**DATA EXCERPT:**
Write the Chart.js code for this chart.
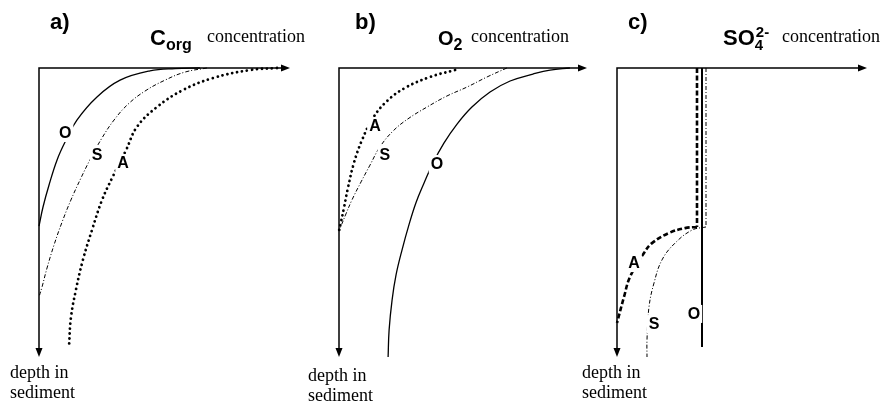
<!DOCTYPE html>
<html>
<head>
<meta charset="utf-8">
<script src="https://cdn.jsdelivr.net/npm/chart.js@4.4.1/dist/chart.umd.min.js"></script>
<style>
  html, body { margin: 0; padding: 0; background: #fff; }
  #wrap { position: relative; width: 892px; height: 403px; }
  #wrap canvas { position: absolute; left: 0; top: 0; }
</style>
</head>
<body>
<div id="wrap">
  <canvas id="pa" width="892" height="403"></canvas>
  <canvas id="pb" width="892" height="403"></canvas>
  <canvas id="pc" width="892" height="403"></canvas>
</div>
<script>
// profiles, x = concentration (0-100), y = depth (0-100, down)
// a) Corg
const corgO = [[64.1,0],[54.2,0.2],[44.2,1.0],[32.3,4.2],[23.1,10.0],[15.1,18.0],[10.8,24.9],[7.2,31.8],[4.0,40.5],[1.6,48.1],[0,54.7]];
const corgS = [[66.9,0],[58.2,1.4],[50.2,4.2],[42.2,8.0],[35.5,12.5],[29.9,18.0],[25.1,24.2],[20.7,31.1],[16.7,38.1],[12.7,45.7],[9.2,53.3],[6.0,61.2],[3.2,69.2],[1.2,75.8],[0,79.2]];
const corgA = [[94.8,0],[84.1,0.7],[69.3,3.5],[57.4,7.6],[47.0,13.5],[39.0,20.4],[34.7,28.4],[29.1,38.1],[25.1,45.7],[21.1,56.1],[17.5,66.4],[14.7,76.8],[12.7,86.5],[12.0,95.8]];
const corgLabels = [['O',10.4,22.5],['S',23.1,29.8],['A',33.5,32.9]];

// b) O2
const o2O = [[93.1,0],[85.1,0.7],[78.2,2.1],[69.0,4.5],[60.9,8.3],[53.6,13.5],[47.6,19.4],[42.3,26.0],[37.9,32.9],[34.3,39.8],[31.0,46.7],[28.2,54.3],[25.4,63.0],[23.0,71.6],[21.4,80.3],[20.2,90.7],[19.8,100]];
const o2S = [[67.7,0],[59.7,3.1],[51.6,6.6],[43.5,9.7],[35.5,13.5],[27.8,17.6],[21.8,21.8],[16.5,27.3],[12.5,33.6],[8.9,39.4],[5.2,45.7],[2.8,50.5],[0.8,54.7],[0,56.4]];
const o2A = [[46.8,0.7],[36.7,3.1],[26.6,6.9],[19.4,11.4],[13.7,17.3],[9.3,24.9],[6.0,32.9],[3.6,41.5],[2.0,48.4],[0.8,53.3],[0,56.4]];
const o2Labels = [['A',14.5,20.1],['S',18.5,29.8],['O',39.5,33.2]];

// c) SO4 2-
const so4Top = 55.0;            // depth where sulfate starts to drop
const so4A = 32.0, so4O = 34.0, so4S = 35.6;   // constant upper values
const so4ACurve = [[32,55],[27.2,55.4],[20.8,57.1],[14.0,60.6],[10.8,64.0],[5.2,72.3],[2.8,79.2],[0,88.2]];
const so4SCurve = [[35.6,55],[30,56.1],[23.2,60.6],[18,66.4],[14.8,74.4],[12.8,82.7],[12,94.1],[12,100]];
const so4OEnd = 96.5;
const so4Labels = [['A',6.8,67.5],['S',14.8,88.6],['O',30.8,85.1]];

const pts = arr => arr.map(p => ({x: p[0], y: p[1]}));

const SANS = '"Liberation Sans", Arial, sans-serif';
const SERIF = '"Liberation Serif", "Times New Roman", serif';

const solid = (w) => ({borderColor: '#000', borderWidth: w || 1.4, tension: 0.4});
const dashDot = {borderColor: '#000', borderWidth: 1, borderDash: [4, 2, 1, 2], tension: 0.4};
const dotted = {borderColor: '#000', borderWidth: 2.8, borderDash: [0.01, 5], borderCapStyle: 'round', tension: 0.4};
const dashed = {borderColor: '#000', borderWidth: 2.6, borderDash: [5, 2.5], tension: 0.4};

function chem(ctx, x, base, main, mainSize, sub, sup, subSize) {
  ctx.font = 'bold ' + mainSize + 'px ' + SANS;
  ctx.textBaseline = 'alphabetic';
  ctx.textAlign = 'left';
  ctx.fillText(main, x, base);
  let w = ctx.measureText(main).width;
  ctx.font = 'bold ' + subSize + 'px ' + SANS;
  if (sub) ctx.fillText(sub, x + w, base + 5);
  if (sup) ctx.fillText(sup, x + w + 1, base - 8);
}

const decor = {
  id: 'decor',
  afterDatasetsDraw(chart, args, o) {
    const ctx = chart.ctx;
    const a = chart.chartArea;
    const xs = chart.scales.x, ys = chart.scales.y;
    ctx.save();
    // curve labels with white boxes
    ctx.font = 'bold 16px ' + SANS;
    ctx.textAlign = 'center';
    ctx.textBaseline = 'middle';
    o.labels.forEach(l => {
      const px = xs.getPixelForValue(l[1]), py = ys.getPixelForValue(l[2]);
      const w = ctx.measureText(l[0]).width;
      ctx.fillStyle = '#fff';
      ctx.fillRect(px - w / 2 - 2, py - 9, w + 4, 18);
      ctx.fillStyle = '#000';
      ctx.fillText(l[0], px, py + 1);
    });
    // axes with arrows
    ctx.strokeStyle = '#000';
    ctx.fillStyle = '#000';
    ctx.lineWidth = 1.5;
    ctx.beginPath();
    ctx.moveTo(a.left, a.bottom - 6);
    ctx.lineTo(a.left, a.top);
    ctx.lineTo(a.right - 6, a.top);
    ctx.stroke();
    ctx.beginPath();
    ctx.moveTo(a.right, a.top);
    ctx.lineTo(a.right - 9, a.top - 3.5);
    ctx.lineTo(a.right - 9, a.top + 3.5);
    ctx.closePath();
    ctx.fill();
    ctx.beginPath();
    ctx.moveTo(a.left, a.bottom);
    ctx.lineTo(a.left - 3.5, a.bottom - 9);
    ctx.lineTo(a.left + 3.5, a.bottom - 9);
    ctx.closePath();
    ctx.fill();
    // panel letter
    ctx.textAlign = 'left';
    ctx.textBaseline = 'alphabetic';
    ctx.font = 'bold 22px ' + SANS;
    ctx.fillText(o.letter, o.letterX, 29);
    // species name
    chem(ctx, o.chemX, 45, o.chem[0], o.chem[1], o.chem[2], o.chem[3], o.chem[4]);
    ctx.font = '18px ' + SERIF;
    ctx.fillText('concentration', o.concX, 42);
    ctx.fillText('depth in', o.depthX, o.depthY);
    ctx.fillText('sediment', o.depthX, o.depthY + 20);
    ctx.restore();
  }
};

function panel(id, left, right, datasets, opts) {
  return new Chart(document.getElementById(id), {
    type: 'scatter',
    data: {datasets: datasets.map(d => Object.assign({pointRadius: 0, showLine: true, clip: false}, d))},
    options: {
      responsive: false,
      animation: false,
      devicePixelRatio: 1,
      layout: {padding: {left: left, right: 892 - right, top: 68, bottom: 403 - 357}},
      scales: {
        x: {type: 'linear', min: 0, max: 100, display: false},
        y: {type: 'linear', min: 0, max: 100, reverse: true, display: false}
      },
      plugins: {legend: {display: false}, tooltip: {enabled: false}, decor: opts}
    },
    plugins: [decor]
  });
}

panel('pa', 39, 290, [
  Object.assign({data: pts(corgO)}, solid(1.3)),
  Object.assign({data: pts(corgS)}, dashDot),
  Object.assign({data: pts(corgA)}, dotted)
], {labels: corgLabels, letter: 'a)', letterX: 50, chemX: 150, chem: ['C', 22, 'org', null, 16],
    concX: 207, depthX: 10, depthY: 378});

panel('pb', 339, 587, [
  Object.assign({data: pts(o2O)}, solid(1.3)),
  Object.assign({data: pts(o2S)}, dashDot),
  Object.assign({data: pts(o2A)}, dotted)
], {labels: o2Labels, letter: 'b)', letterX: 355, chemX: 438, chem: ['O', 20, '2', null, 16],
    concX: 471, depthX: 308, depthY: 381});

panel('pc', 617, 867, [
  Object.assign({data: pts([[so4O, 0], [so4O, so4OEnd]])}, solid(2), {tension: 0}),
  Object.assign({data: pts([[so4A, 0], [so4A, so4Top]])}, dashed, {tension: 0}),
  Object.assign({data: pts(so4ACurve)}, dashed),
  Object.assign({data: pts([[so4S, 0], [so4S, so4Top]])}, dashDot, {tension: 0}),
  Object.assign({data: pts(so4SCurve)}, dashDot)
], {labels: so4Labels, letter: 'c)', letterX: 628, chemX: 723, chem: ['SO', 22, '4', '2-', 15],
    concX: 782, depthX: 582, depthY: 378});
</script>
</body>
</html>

**AIM:**
Set the lines above down again, word for word, from the first through the one containing "corgLabels = [['O',10.4,22.5],['S',23.1,29.8],['A',33.5,32.9]];"; pictures excluded.

**SOLVED PROBLEM:**
Write the Chart.js code for this chart.
<!DOCTYPE html>
<html>
<head>
<meta charset="utf-8">
<script src="https://cdn.jsdelivr.net/npm/chart.js@4.4.1/dist/chart.umd.min.js"></script>
<style>
  html, body { margin: 0; padding: 0; background: #fff; }
  #wrap { position: relative; width: 892px; height: 403px; }
  #wrap canvas { position: absolute; left: 0; top: 0; }
</style>
</head>
<body>
<div id="wrap">
  <canvas id="pa" width="892" height="403"></canvas>
  <canvas id="pb" width="892" height="403"></canvas>
  <canvas id="pc" width="892" height="403"></canvas>
</div>
<script>
// profiles, x = concentration (0-100), y = depth (0-100, down)
// a) Corg
const corgO = [[64.1,0],[54.2,0.2],[44.2,1.0],[32.3,4.2],[23.1,10.0],[15.1,18.0],[10.8,24.9],[7.2,31.8],[4.0,40.5],[1.6,48.1],[0,54.7]];
const corgS = [[66.9,0],[58.2,1.4],[50.2,4.2],[42.2,8.0],[35.5,12.5],[29.9,18.0],[25.1,24.2],[20.7,31.1],[16.7,38.1],[12.7,45.7],[9.2,53.3],[6.0,61.2],[3.2,69.2],[1.2,75.8],[0,79.2]];
const corgA = [[94.8,0],[84.1,0.7],[69.3,3.5],[57.4,7.6],[47.0,13.5],[39.0,20.4],[34.7,28.4],[29.1,38.1],[25.1,45.7],[21.1,56.1],[17.5,66.4],[14.7,76.8],[12.7,86.5],[12.0,95.8]];
const corgLabels = [['O',10.4,22.5],['S',23.1,29.8],['A',33.5,32.9]];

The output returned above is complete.